Last year’s recipients of $1,500 student scholarships are moving forward with dazzling accomplishments in journalism, we are happy to report.
The club provides two scholarships. One is named for the late Herb Caen, Pulitzer-prize recipient San Francisco Chronicle columnist, the other for Jack Russell, revered Peninsula newsman and club co-founder who died in 2014.
The scholarships usually are given to one student in each category. In rare cases, however, multiple students may be selected.
This occurred for the Herb Caen scholarship when the work of two students was deemed exceptionally noteworthy.
Each student was a staffer for The Oak Leaf, the campus newspaper at Santa Rosa Junior College. The students are Kyle Schmidt, 20, and Maci Martell, 22.
Schmidt has since graduated from SRJC and is now attending New York University where he studies film and journalism.
“I have had a blast here and never felt any closer to the center of off-the-wall stories and news,” he tells us. “ … I wouldn’t be here without clubs like yours.”

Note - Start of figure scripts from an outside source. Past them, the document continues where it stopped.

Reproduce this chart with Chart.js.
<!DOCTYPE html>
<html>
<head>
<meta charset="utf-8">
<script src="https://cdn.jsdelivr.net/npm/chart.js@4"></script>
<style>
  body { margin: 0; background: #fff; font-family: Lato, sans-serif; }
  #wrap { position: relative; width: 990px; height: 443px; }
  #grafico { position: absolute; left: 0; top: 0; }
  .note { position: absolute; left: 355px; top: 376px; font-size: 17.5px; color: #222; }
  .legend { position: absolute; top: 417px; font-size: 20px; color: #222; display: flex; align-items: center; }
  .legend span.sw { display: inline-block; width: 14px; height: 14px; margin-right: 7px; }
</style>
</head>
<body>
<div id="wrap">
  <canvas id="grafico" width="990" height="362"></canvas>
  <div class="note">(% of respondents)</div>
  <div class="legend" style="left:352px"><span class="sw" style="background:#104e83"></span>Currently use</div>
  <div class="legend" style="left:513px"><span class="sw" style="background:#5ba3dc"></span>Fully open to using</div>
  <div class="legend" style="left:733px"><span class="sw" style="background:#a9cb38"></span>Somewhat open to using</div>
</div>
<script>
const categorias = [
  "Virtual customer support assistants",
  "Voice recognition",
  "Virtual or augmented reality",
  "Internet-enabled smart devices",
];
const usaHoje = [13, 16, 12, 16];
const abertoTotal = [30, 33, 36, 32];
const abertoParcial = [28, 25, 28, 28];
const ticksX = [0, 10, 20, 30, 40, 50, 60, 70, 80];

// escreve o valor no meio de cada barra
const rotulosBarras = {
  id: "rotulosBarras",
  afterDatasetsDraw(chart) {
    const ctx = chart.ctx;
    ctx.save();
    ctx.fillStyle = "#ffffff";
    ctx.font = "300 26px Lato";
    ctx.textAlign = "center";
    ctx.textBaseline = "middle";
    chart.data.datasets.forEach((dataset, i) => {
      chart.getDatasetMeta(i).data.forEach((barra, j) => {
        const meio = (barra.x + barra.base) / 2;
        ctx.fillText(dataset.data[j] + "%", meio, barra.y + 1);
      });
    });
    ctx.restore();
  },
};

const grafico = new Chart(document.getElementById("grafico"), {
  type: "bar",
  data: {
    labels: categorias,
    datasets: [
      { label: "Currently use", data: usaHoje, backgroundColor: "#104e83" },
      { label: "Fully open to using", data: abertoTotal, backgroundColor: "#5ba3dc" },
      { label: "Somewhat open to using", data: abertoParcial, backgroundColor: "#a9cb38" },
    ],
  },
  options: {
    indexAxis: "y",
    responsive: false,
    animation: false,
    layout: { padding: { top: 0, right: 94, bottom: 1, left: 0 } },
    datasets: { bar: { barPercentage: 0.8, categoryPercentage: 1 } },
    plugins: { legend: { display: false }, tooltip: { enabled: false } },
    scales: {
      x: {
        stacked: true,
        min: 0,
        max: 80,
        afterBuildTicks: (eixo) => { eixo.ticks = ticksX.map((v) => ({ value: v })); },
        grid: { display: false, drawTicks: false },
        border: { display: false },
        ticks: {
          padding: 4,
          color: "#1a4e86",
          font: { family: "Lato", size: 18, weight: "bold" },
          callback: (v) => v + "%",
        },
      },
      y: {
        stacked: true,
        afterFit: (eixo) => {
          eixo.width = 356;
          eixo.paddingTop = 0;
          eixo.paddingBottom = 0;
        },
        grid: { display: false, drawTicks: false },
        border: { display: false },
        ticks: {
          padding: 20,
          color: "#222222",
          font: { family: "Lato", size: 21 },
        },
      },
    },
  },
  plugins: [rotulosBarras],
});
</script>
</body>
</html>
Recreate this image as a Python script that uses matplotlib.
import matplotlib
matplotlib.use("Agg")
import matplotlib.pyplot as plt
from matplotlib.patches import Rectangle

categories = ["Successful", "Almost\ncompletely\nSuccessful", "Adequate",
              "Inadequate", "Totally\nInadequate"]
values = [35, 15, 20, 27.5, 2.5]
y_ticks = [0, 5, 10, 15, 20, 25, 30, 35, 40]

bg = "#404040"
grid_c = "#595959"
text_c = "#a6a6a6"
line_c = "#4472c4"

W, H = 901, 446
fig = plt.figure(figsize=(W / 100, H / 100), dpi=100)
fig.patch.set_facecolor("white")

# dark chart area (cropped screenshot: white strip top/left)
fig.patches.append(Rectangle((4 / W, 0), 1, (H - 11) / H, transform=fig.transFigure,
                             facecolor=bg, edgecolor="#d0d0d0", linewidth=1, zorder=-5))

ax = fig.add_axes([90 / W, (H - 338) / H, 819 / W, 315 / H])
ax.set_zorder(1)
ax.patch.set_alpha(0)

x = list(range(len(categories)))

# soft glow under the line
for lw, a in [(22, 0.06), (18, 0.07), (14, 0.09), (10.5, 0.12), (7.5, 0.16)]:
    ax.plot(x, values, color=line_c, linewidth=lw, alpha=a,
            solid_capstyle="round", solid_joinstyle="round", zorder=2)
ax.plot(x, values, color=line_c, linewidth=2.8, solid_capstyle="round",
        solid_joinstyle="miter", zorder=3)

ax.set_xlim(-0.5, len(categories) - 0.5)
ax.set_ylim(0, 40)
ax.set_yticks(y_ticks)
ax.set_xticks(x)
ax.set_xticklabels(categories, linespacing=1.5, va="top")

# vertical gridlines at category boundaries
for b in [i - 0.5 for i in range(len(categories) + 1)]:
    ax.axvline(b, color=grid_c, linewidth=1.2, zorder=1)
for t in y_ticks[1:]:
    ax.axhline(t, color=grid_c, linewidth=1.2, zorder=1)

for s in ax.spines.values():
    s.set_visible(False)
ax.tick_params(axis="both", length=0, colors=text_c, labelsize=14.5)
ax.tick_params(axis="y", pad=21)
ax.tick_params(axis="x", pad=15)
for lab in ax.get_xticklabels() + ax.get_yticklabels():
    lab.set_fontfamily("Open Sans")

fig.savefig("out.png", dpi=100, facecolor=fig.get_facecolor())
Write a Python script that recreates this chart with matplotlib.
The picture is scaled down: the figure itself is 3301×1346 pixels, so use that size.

Martell is completing her associate’s degree in journalism at SRJC serves The Oak Leaf and journalism program as a teaching assistant. Her program garnered even more awards in October from the Journalism Association of Community Colleges.
“I am extremely proud of the work our dedicated staff accomplished, as numerous people from our team won top awards in several categories,” she says.
“In addition to the JACC video journalism award Kyle and I received for the student rape reaction video, my fellow co-editor-in-chief (Estefany Gonzalez) and I won an award for one of our editorials from last year,” she says. “I am extremely proud of the work our dedicated staff accomplished ….”
Kellen Browning, then of Davis High School, received the Jack Russell scholarship. He is now attending Pomona College in Claremont, Calif., where he is majoring in political science in preparation for a journalism career.
Browning impressed the club scholarship judges. He also covered sports simultaneously for the Davis Enterprise newspaper.
Browning, 18, was selected the California Student Journalist of the Year and the National Journalism Student for 2016 by the Journalism Education Association.
He already is serving as managing web editor for the campus newspaper, The Student Life.
He currently takes one English class, a crime fiction class, Spanish, politics and ethics. “My favorite,” he says of the ethics class.
He also competes on the track team, though a recent injury has benched him.
“It’s been a whirlwind experience transitioning to college and I’m looking forward to pursue internship possibilities and keep writing,” Browning says. “I do not get much sleep. It’s a lot of work but I’m working on ways to manage it and have some fun, as well.”
The club is developing a more robust program serving high schools journalists in the next scholarship cycle. Plans are underway to host the next boot camp at City College of San Francisco, courtesy of Juan Gonzales, journalism department chair. It will include the club’s high school journalism competition and scholarship presentation. The expected date will be in late April or early May.